Benefits That Matter
- Safety: Fewer hours in hazardous areas, fewer confined-space entries.
- Time and cost savings: Faster data, less downtime, lower operational costs.
- Sustainability: Reduced chemical use, lower emissions, early detection of environmental risks.
- Workforce skills: Upskilling regional teams creates higher-value jobs and reduces reliance on external contractors.
Choosing the Right Platform
- Multirotor: Best for close inspections, shorter flights, precision hovering.
- Fixed-wing: Ideal for BVLOS, large paddocks, and mine sites.
Check specs for endurance, payload, RTK/PPK, wind tolerance, IP rating, obstacle sensing, and parachute options.
Managing Risks
- Regulatory: Stay aligned with CASA guidance, especially for BVLOS and >25 kg operations.
- Operational: Plan around weather, EM interference, and battery limits.
- Data & privacy: Set clear data handling and storage protocols.
- Change management: Involve agronomists, surveyors, and maintenance leads early.
Case Snapshots
- Broadacre farm: NDVI flights guide variable-rate nitrogen use, cutting costs while maintaining yield.
- Open-cut mine: Fixed-wing BVLOS surveys build high-resolution spatial datasets, supporting expansion decisions.
The Road Ahead
- BVLOS corridors: CASA is moving toward scalable approvals for long-range flights.
- ADS-B integration: Wider adoption will improve situational awareness and safety.

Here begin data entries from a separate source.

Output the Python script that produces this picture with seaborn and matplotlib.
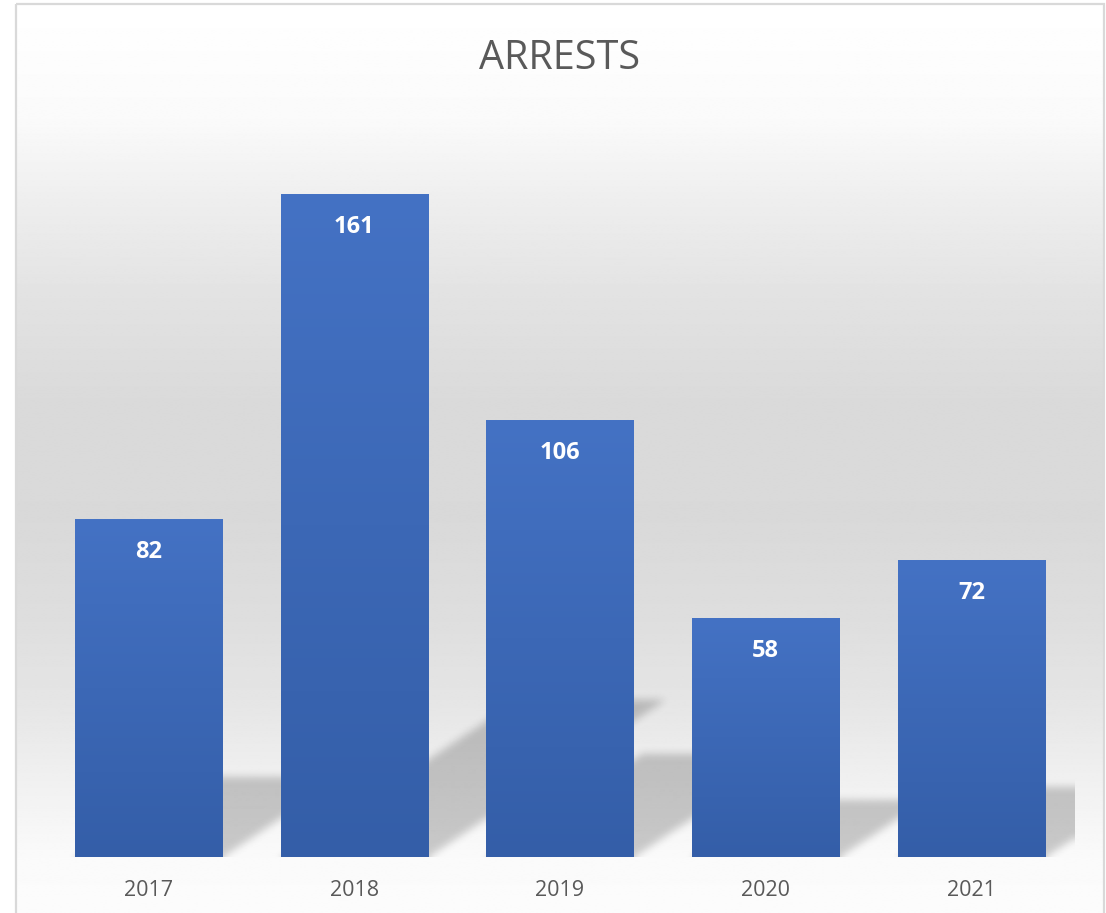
import numpy as np
import matplotlib
matplotlib.use("Agg")
import matplotlib.pyplot as plt
import seaborn as sns
from matplotlib.patches import Rectangle

# ---- data -------------------------------------------------------------
years = ["2017", "2018", "2019", "2020", "2021"]
arrests = [82, 161, 106, 58, 72]
chart_title = "ARRESTS"

# ---- style ------------------------------------------------------------
sns.set_theme(style="white")
plt.rcParams["font.family"] = ["Open Sans", "DejaVu Sans"]

W, H, DPI = 1106, 913, 100
TEXT_GRAY = "#595959"
BAR_TOP = np.array([68, 114, 196]) / 255
BAR_BOTTOM = np.array([52, 94, 168]) / 255
Y_MAX = 180

fig = plt.figure(figsize=(W / DPI, H / DPI), dpi=DPI, facecolor="white")

# chart-area background: soft vertical gray gradient inside a thin frame
bg = fig.add_axes([0, 0, 1, 1], zorder=0)
bg.set_xlim(0, W)
bg.set_ylim(H, 0)
bg.axis("off")
stop_y = [5, 120, 200, 300, 400, 520, 620, 700, 780, 857, 913]
stop_g = [255, 250, 238, 226, 218, 217, 222, 229, 240, 250, 252]
rows = np.linspace(5, H, 600)
shade = np.interp(rows, stop_y, stop_g) / 255
bg.imshow(np.repeat(shade[:, None], 2, axis=1), cmap="gray", vmin=0, vmax=1,
          extent=(16, 1103, H, 5), aspect="auto", interpolation="bilinear")
bg.add_patch(Rectangle((15.5, 4.5), 1088, 1000, fill=False,
                       edgecolor="#d9d9d9", lw=1.6))

# plot area
ax_left, ax_bottom, ax_w, ax_h = 45.6, 857.3, 1028.8, 740.5
ax = fig.add_axes([ax_left / W, (H - ax_bottom) / H, ax_w / W, ax_h / H], zorder=1)
ax.patch.set_alpha(0)

sns.barplot(x=years, y=arrests, width=0.7145, color=BAR_TOP, saturation=1,
            linewidth=0, edgecolor="none", ax=ax, zorder=2)

px_per_cat = ax_w / len(years)
px_per_val = ax_h / Y_MAX

# perspective shadows cast up and to the right of each bar
nx, ny = int(ax_w), int(ax_h)
gx = -0.5 + (np.arange(nx) + 0.5) / nx * len(years)
gy = (np.arange(ny) + 0.5) / ny * Y_MAX
X, Y = np.meshgrid(gx, gy)
mask = np.zeros_like(X)
bars = list(ax.patches)
for p in bars:
    x0, w, v = p.get_x(), p.get_width(), p.get_height()
    h_px = v * px_per_val
    dx = 0.358 * h_px / px_per_cat
    dy = 0.237 * v
    t = Y / dy
    inside = (Y >= 0) & (Y <= dy) & (X >= x0 + dx * t) & (X <= x0 + w + dx * t)
    mask[inside] = 1.0


def blur(a, sigma):
    r = int(3 * sigma)
    k = np.exp(-0.5 * (np.arange(-r, r + 1) / sigma) ** 2)
    k /= k.sum()
    a = np.pad(a, r, mode="edge")
    a = np.apply_along_axis(lambda m: np.convolve(m, k, mode="same"), 0, a)
    a = np.apply_along_axis(lambda m: np.convolve(m, k, mode="same"), 1, a)
    return a[r:-r, r:-r]


soft = blur(mask, 4.0)
rgba = np.zeros((ny, nx, 4))
rgba[..., 3] = 0.2 * soft
ax.imshow(rgba, origin="lower", extent=(-0.5, len(years) - 0.5, 0, Y_MAX),
          aspect="auto", interpolation="bilinear", zorder=1)

# vertical gradient fill for each bar, plus its value label
ramp = np.linspace(0, 1, 256)[:, None, None]
grad = BAR_TOP[None, None, :] * (1 - ramp) + BAR_BOTTOM[None, None, :] * ramp
for p in bars:
    x0, w, v = p.get_x(), p.get_width(), p.get_height()
    ax.imshow(grad, origin="upper", extent=(x0, x0 + w, 0, v),
              aspect="auto", interpolation="bilinear", zorder=3)
    ax.annotate(f"{v:g}", xy=(x0 + w / 2, v), xytext=(0, -38 * 72 / DPI),
                textcoords="offset points", ha="center", va="baseline",
                color="white", fontweight="bold", fontsize=17, zorder=4)

ax.set_xlim(-0.5, len(years) - 0.5)
ax.set_ylim(0, Y_MAX)
ax.set_yticks([])
ax.set_xlabel("")
ax.set_ylabel("")
ax.tick_params(axis="x", length=0, pad=16, labelsize=15.5, labelcolor=TEXT_GRAY)
for s in ax.spines.values():
    s.set_visible(False)

fig.text(560 / W, (H - 69) / H, chart_title, ha="center", va="baseline",
         fontsize=28.5, color=TEXT_GRAY)

fig.savefig("out.png", dpi=DPI, facecolor="white")
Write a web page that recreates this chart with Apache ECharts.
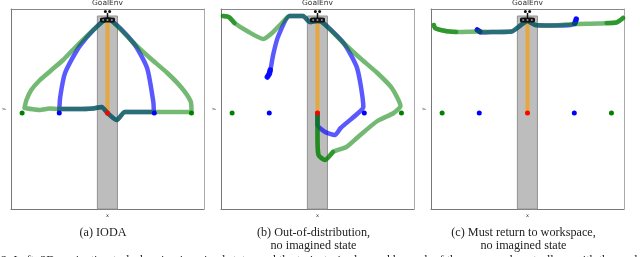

- Autonomy and docked drones: “Drone-in-a-box” systems will deliver fully automated inspections.
Conclusion
Drones are no longer just a novelty in agriculture and mining, they’re becoming essential inspection tools. Start small with high-value use cases, nail compliance and repeatability, then integrate drone data into daily decisions.
With BVLOS pathways maturing and airspace tech evolving, coverage will grow, costs will fall, and insights will flow faster than ever. If you’ve been waiting for the right time to adopt drones in your operations, the time is now.